Da anni interessata al rapporto tra storia sociale e moda, Daniela Calanca – docente di Storia della società contemporanea dell’Università di Bologna – approfondisce le intersezioni tra la storia della moda italiana e gli “immaginari sociali” (così Charles Taylor) dall’Unità alla seconda guerra mondiale. Un’indagine sulle cosiddette “pratiche di moda” che hanno incarnato lo spirito di un’epoca in continua trasformazione, facendosi interpreti della costruzione identitaria del nostro paese.

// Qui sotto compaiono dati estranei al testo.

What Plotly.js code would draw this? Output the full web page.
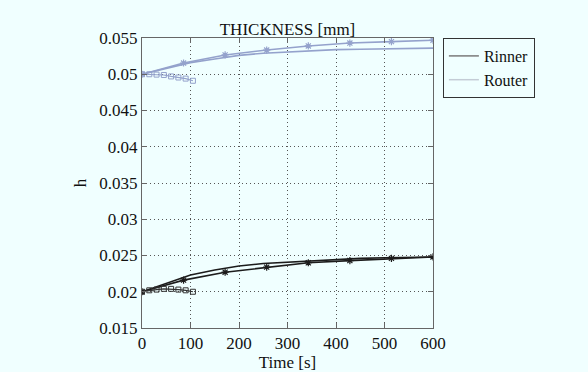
<!DOCTYPE html>
<html>
<head>
<meta charset="utf-8">
<script src="https://cdn.plot.ly/plotly-3.0.1.min.js"></script>
<style>html,body{margin:0;padding:0;background:#f0ffff;}#chart{width:588px;height:372px;}</style>
</head>
<body>
<div id="chart"></div>
<script>
// Time grids [s]
const tSmooth = [0, 25, 50, 75, 100, 150, 200, 250, 300, 350, 400, 450, 500, 550, 600];
const tStar = [0, 85.7, 171.4, 257.1, 342.9, 428.6, 514.3, 600];
const tSquare = [0, 15, 30, 45, 60, 75, 90, 105];

// Rinner series
const rinnerSmooth = [0.0200, 0.0206, 0.0212, 0.0218, 0.0223, 0.0230, 0.02355, 0.0239, 0.0241, 0.0243, 0.0245, 0.0246, 0.0247, 0.02475, 0.0248];
const rinnerStar = [0.0200, 0.0216, 0.0227, 0.0234, 0.0240, 0.0243, 0.0246, 0.0248];
const rinnerSquare = [0.0200, 0.0202, 0.0203, 0.0204, 0.0204, 0.0203, 0.0202, 0.0200];

// Router series
const routerSmooth = [0.0500, 0.0504, 0.0508, 0.0512, 0.0516, 0.0521, 0.0526, 0.0529, 0.0531, 0.0533, 0.0534, 0.05345, 0.0535, 0.05355, 0.0536];
const routerStar = [0.0500, 0.05155, 0.05266, 0.05334, 0.0539, 0.0543, 0.0545, 0.0547];
const routerSquare = [0.0500, 0.0500, 0.04995, 0.0499, 0.0497, 0.04955, 0.0494, 0.0491];

const yTicks = [0.015, 0.02, 0.025, 0.03, 0.035, 0.04, 0.045, 0.05, 0.055];
const yTickText = ['0.015', '0.02', '0.025', '0.03', '0.035', '0.04', '0.045', '0.05', '0.055'];
const xTicks = [0, 100, 200, 300, 400, 500, 600];

const cInner = '#1c1c1c';
const cOuter = '#94a2cc';
const font = '"Liberation Serif", "Times New Roman", serif';
const tf = {family: font, size: 17, color: '#111'};
const lf = {family: font, size: 16, color: '#111'};

const traces = [
  {x: tSmooth, y: routerSmooth, mode: 'lines', line: {color: cOuter, width: 1.6}, showlegend: false},
  {x: tStar, y: routerStar, mode: 'lines+markers', line: {color: cOuter, width: 1.6},
   marker: {symbol: 'asterisk-open', size: 6, color: cOuter, line: {color: cOuter, width: 1.2}}, showlegend: false},
  {x: tSquare, y: routerSquare, mode: 'lines+markers', line: {color: cOuter, width: 1.2},
   marker: {symbol: 'square-open', size: 5, color: cOuter, line: {color: cOuter, width: 1}}, showlegend: false},
  {x: tSmooth, y: rinnerSmooth, mode: 'lines', line: {color: cInner, width: 1.6}, showlegend: false},
  {x: tStar, y: rinnerStar, mode: 'lines+markers', line: {color: cInner, width: 1.6},
   marker: {symbol: 'asterisk-open', size: 6, color: cInner, line: {color: cInner, width: 1.2}}, showlegend: false},
  {x: tSquare, y: rinnerSquare, mode: 'lines+markers', line: {color: '#333', width: 1.2},
   marker: {symbol: 'square-open', size: 5, color: '#333', line: {color: '#333', width: 1}}, showlegend: false},
  {x: [null], y: [null], mode: 'lines', name: 'Rinner', line: {color: '#7a7a7a', width: 1.5}},
  {x: [null], y: [null], mode: 'lines', name: 'Router', line: {color: '#c4ccd6', width: 1.5}}
];

const layout = {
  width: 588, height: 372,
  paper_bgcolor: '#f0ffff', plot_bgcolor: '#f0ffff',
  margin: {l: 142, r: 155, t: 38, b: 44},
  font: tf,
  title: {text: 'THICKNESS [mm]', x: 0.5, xref: 'paper', xanchor: 'center',
          y: 1, yref: 'paper', yanchor: 'bottom', pad: {b: 3}, font: tf},
  xaxis: {range: [0, 600], tickvals: xTicks, ticktext: xTicks.map(String), tickfont: tf,
          showgrid: true, gridcolor: '#555', griddash: '1px,3px', gridwidth: 1,
          zeroline: false, showline: true, linecolor: '#666', linewidth: 1, mirror: 'ticks',
          ticks: 'inside', ticklen: 5, tickcolor: '#666',
          title: {text: 'Time [s]', standoff: 5, font: tf}},
  yaxis: {range: [0.015, 0.055], tickvals: yTicks, ticktext: yTickText, tickfont: tf,
          showgrid: true, gridcolor: '#555', griddash: '1px,3px', gridwidth: 1,
          zeroline: false, showline: true, linecolor: '#666', linewidth: 1, mirror: 'ticks',
          ticks: 'inside', ticklen: 5, tickcolor: '#666',
          title: {text: 'h', standoff: 8, font: tf}},
  legend: {x: 1.034, xanchor: 'left', y: 1, yanchor: 'top', bgcolor: '#f0ffff',
           bordercolor: '#333', borderwidth: 1, font: lf,
           itemwidth: 30, tracegroupgap: 0},
  showlegend: true
};

Plotly.newPlot('chart', traces, layout, {displayModeBar: false, staticPlot: true});
</script>
</body>
</html>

Nel primo capitolo, si mette in luce come la moda tra Otto e Novecento sia stata condizionata dalle ideologie patriottiche e dalla “mitologia nazionale”, nell’ambito di una diffusa industrializzazione e dell’affermarsi della società di massa. Già in Mazzini e poi in Gentile la ricerca di un’identità nazionale si collegava alla definizione di una moda italiana capace di affrancarsi da quelle estere, soprattutto provenienti dalla Francia.

Nel secondo capitolo, si analizzano i punti di contatto tra scelte produttive e strategie commerciali, nonché la progressiva definizione di una moda di genere maturata in contesti associazionistici a partire dal primo decennio del Novecento.

Alla gestione legislativa dell’industria dell’abbigliamento sotto il fascismo è dedicato il terzo capitolo, mentre il quarto e ultimo delinea i significati assunti dalla moda nel ventennio. Il controllo e il sostegno della autarchica produzione tessile italiana rientrava nelle attività gestite dal regime mediante un ente centrale che, insieme a una rete di corporazioni particolari, si faceva carico di iniziative promozionali (rassegne, mostre ed esposizioni) dentro e fuori i confini nazionali. I risultati non furono all’altezza delle aspettative, come dimostrano le massicce importazioni di prodotti tessili stranieri ritenuti più vantaggiosi dai venditori e preferiti dai consumatori. 

Il settore della moda conferma una continua oscillazione della politica fascista tra un orientamento nazionalistico, con la definizione di propri caratteri distintivi, e l’apertura verso il mercato estero, che favoriva influenze e ibridazioni stilistiche. Se nel 1940 Italia e Germania stipulavano un accordo che stabiliva la collaborazione fra le rispettive industrie di abbigliamento al fine di contrastare il primato parigino, l’anno dopo, con la partecipazione delle industrie di moda italiane alla Fiera di Lipsia, si ponevano le premesse per un mercato di respiro internazionale. 

Mettendo a partito documenti originali, Calanca sottolinea le contraddizioni e le tensioni ideologiche espresse dalla moda in quel giro d’anni. Si pensi al ruolo delle riviste illustrate e ai nuovi mezzi di comunicazione (la radio, il cinema) nella divulgazione e nella circolazione delle multiformi declinazioni visive della moda, connesse agli immaginari sociali e in continua trasformazione. 

Chiudono il volume una Bibliografia aggiornata e una Appendice dedicata alle Statistiche della moda.